Module 5: Policy Development and Enforcement Mechanisms
- Translate regulatory requirements (e.g., GDPR, CCPA) into specific data handling policies with measurable controls.
- Embed policy checks into data onboarding workflows to prevent ungoverned data from entering the ecosystem.
- Use data classification labels to trigger automated enforcement actions (e.g., masking, access restrictions).
- Define policy exception processes with time-bound approvals and review requirements.
- Map data retention policies to legal holds and archive procedures across structured and unstructured data.
- Integrate policy compliance checks into CI/CD pipelines for data platform changes.
- Assign audit responsibility for policy adherence to internal controls or risk management teams.
- Version control all policy documents and track implementation status across systems.
Module 6: Data Access and Security Integration
- Align data access requests with role-based access control (RBAC) frameworks already in use.
- Implement attribute-based access control (ABAC) for sensitive data requiring dynamic permissions.
- Integrate data classification labels with identity and access management (IAM) systems.
- Define data masking and anonymization rules based on user role and data sensitivity level.
- Log and audit all access to governed data assets, especially for PII and financial data.
- Coordinate with cybersecurity teams to ensure data governance controls meet enterprise security standards.
- Establish data access review cycles for periodic recertification of user permissions.
- Handle access conflicts when business urgency clashes with governance or security policies.
Module 7: Technology Stack Selection and Integration
- Evaluate metadata management tools based on native integrations with existing data platforms and ETL tools.
- Assess whether to extend current MDM solutions or deploy standalone governance tools.
- Standardize APIs for governance tool interoperability to avoid vendor lock-in.
- Deploy data quality tools at the source system level when possible to reduce downstream reprocessing.
- Ensure governance tools support audit logging and can export reports for compliance purposes.
- Integrate data catalog functionality with self-service analytics platforms to guide users.

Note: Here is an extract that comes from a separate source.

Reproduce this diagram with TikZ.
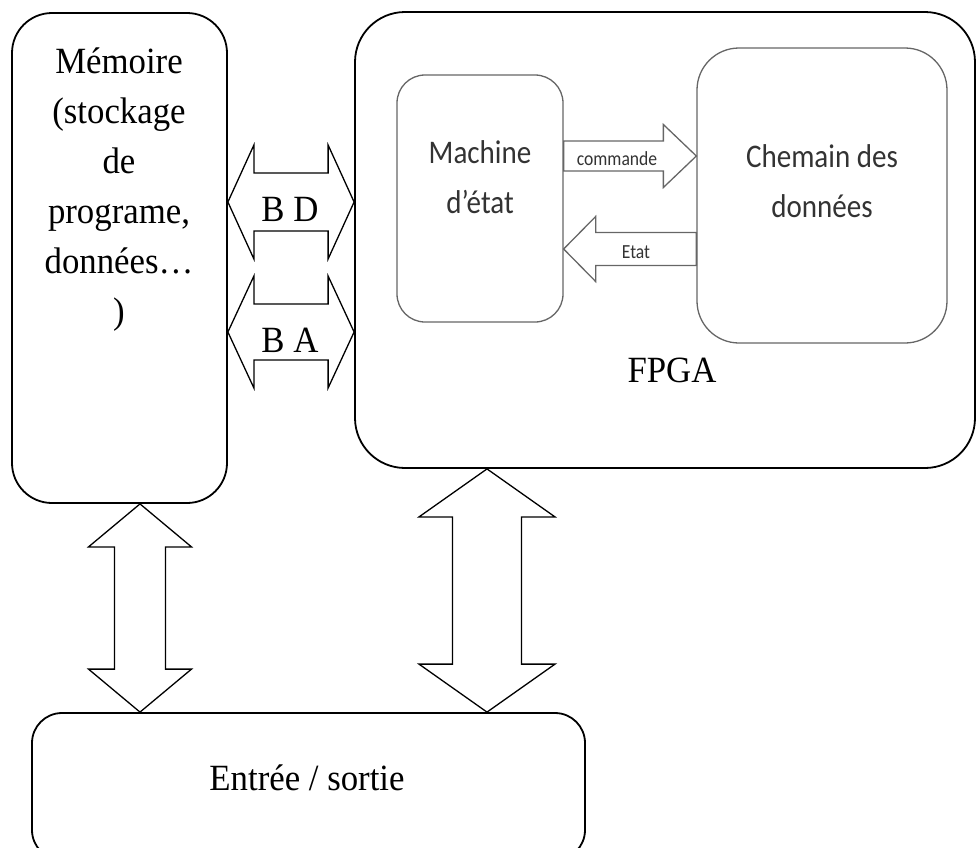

- Plan for scalability of governance tools when handling high-volume, high-velocity data environments.
- Test tool performance under peak load conditions to avoid latency in production data pipelines.
Module 8: Change Management and Deployment Rollout
- Sequence governance deployment by business unit or data domain to manage change impact.
- Freeze non-critical data changes during initial governance rollout to stabilize the environment.
- Conduct parallel runs of governed and ungoverned data processes to validate accuracy.
- Train super-users in each department to act as governance advocates and first-line support.
- Document rollback procedures for governance changes that disrupt critical reporting.
- Monitor user adoption metrics (e.g., catalog usage, policy acknowledgment) post-deployment.
- Adjust governance workflows based on observed bottlenecks in approval or remediation processes.
- Communicate deployment milestones and known issues through standardized internal channels.
Module 9: Continuous Monitoring and Governance Maturity
- Define baseline metrics for governance effectiveness (e.g., data issue resolution time, policy compliance rate).
- Conduct quarterly governance health checks to assess adherence and identify improvement areas.
- Update data stewardship assignments when organizational restructuring affects data ownership.
- Re-evaluate governance scope annually to include new data sources or business initiatives.
- Integrate governance metrics into enterprise risk dashboards for executive visibility.
- Perform root cause analysis on recurring data issues to refine policies and controls.
- Benchmark governance maturity against industry frameworks (e.g., DCAM, DMM) to guide investment.
- Adjust governance operating model based on feedback from audits, incidents, or regulatory exams.